Altogether, we speculate that the unique diversity of the genes found in these Antarctic soils may be the result of a ‘slowed down’ evolution of genes selected during warmer periods of time. The Antarctic continent was a temperate rainforest during the mid-Cretaceous period ~ 140 Mya 79 and we speculate that the subsequent cooling of the continent may have constrained evolutionary forces from acting at their previous pace. Combined, these lines of evidence point to an ancient, acquired immunity of bacteria in Antarctica while contemporary infection events continue to occur through lysogenic phage infections.

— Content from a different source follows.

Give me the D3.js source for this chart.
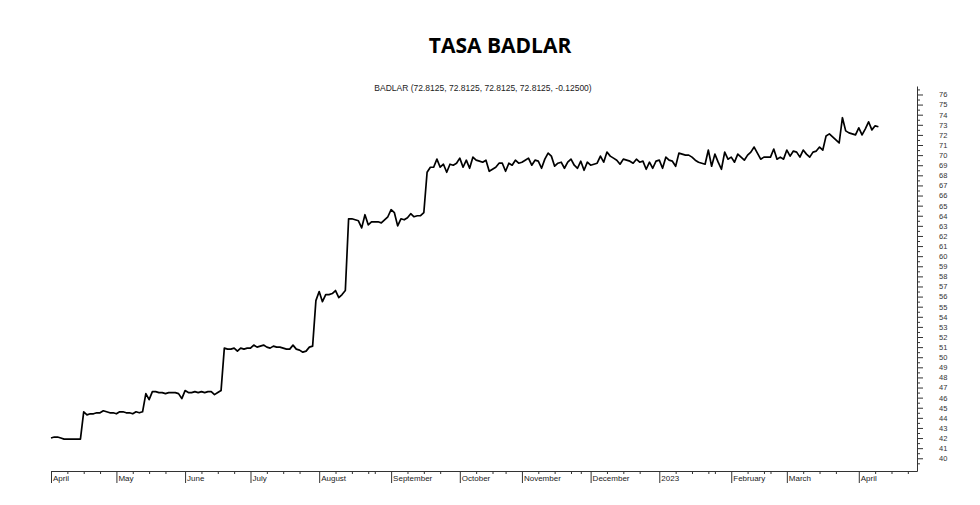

We used metagenomes from remote and pristine Antarctic soils to assess their viral and bacterial diversity. Multiple lines of evidence suggest extensive phage-host interactions, potentially novel viral diversity, and CRISPR-Cas variants. The phage signatures (vOTUs) were linked to the infection of dominant soil bacterial lineages in these surface soils, including members of the Bacteroidota and Acidobacteriota, while prophages embedded within Verrucomicrobiota and Bacteroidota MAGs offer further insight into contemporary infections. CRISPR-Cas systems, part of the bacterial adaptive immune system, were common to 4 of 18 MAGs analyzed, indicating acquired immunity in both Bacteroidota and Acidobacteriota. Additional Class I CRISPR-Cas arrays (types I-B, I-C and I-E) were detected in the assembled metagenomes, where four CRISPR-Cas arrays did not perfectly match existing architectures and thus may be novel variants. Our analysis of G + C content and GC skew across CRISPR-Cas contigs showed low variations in G + C skew in CRISRP-Cas arrays, but more variation in prophages, suggesting that these acquired immunity markers are ancient whereas proviral elements appear to be the result of recent foreign DNA transfer as further evidenced by the description of novel, Antarctic exclusive cas12-like effectors.